In Ethereum and other longest chain protocols, the state of the longest chain tip is used for transaction validation. However, blocks in longest chain may be switched due to honest or adversarial forking blocks. To smoothly update state when the longest chain switch happens, Ethereum’s implementation keeps a short-term journal containing actions in recent forking blocks. This makes the management of state less efficient, which is a particular impediment due to the high mining rate (and high throughput) of Prism. In our design, we find it relevant to only maintain the state of the last confirmed block; this is because of two reasons: (a) Prism guarantees confirmation with overwhelmingly high probability (e.g. ) so confirmed blocks are not likely to be deconfirmed. (b) Prism does not validate transactions before including them in blocks so it is unnecessary to maintain the state of the unconfirmed latest proposer block. This not only makes maintenance more efficient, but also enables the integration with VM of BFT consensus such as MoveVM.

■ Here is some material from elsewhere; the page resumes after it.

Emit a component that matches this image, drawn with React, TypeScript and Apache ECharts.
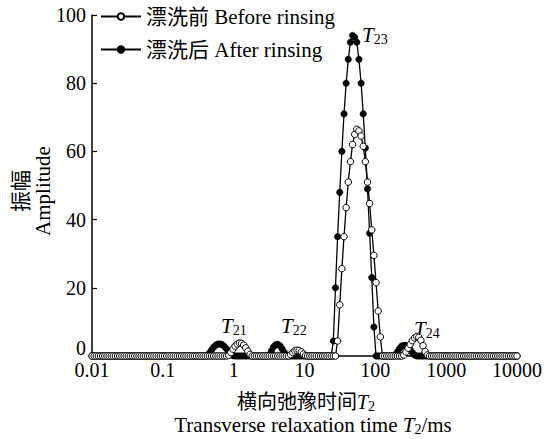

In traditional blockchains (Bitcoin and Ethereum), blocks are mined at a relatively low rate and a newly mined block is likely to change the longest chain. Hence in their implementation, they update state when they receive a new block. In Prism, blocks are mined at a high mining rate; confirming blocks and updating state upon receipt of a new block would be onerous – we make a design choice to update the state only when blocks are confirmed and to conduct the confirmation procedure at periodic intervals.
Decoupling Transaction Validation and State Update
In most traditional blockchains, transaction validation and state update are coupled with consensus. For example, Ethereum miners must make sure all the transactions in a block are valid, update Ethereum state accordingly, and record the result state root in that block. Prism, by design, decouples transaction validation and state update from consensus: Prism miners do not conduct transaction validation or update state. Only after a block is confirmed, transactions in it are validated, and state is updated accordingly. In this procedure, invalid transactions are sanitized out of the confirmed ledger. We note that invalid transactions still incur gas fees for the senders and thus a rational user has no incentive to send invalid transactions. If the transaction sender has inadequate tokens to pay the gas fee, the transaction will be treated as spam and skipped. Nevertheless this type of invalid transactions could reduce the utility of network bandwidth. To mitigate this spamming attack, miners could validate transactions with respect to their latest confirmed state, giving the adversary only a small window to create invalid transactions and spam the system [prism-system].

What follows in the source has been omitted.